When entering the water, we are always told to make
sure we are geared up and CHECK! and buddy CHECK!
Air to breathe, regulator to breathe through, operational
BCD, and weights to help you descend. Oh yes! weights
to help you descend Frank, FRANK!!! Cheers mate,
that’s my one at you, but the main one to
you Frank, is thanks for you excellent instruction
as my instructor, and for your help in gaining me
and the others their advanced open water status.
Thanks Frank.
Talking of diving and the gear, if anyone has any
suggestions for a full flow one way heavy duty non
return valve, that can be fitted into a mask? Because
the trust is a charity, non profit making, please
send any ideas to Lydia, who will get it manufactured
and all profits go to the trust, this could be a
revolution for divers underwater wishing to um,
sneeze, not my idea.
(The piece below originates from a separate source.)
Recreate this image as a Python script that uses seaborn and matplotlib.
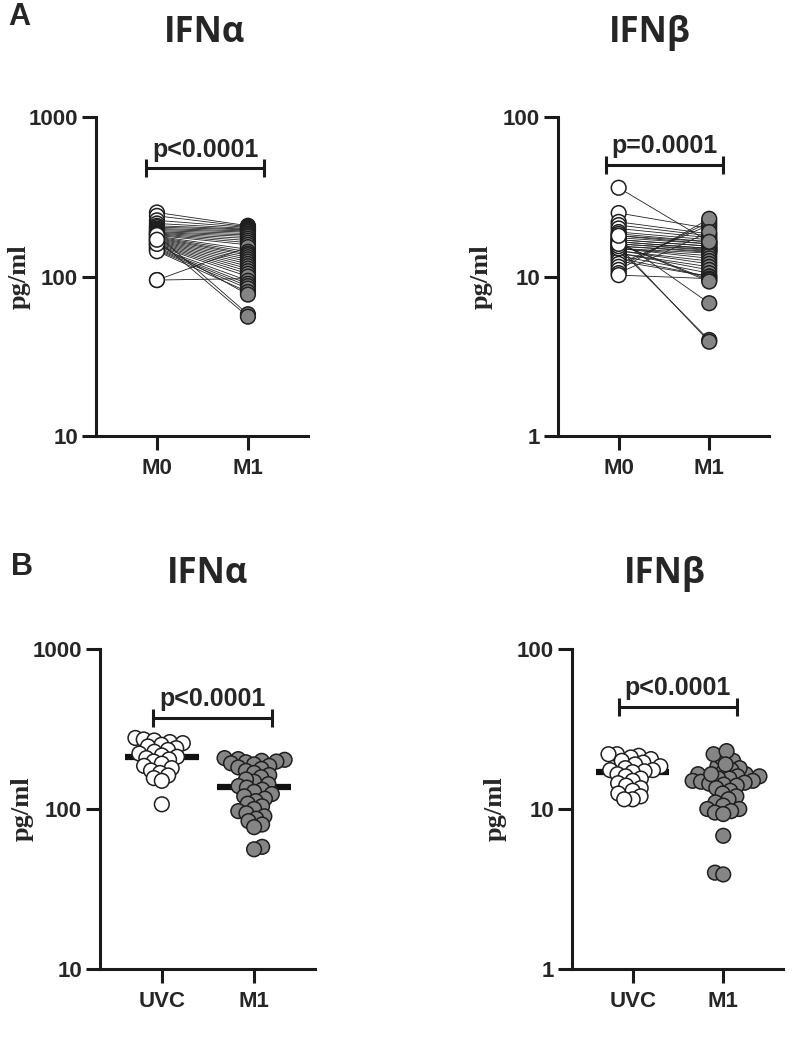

Could this be useful Lydia.
One thing that people were slightly anticipant about,
was the bombings going on in Egypt. Not that we
noticed anything, well, I think I may have done,
or was it thunder, or, as told, Carol, Rob and Jackie
with a bed leg collapsing!!!! Why Carol, Rob AND
Jackie ?? The imagination runs wild.
As for Sharm itself, a Disney wonderland feel about
it. So beautiful with all the different restaurants
imaginable and shops and bars and all so so cheap.
I’ll have to shop more next time. The people
also are so friendly and accommodating. Well, without
naming all. Except for Alan, whose age I learnt
and my admiration has grown big time for him. I
could not have wished for a more friendly, helpful
team to be with and a special thanks, of course,
to Gill for the unstoppable devotion and
help. Where do they buy their energy, I want some.
Until the next one, thanks to all for an amazing,
unforgettable time in Sharm.
Thanks Scuba Trust for one holiday I will never
forget, and I look forward to many more!!!!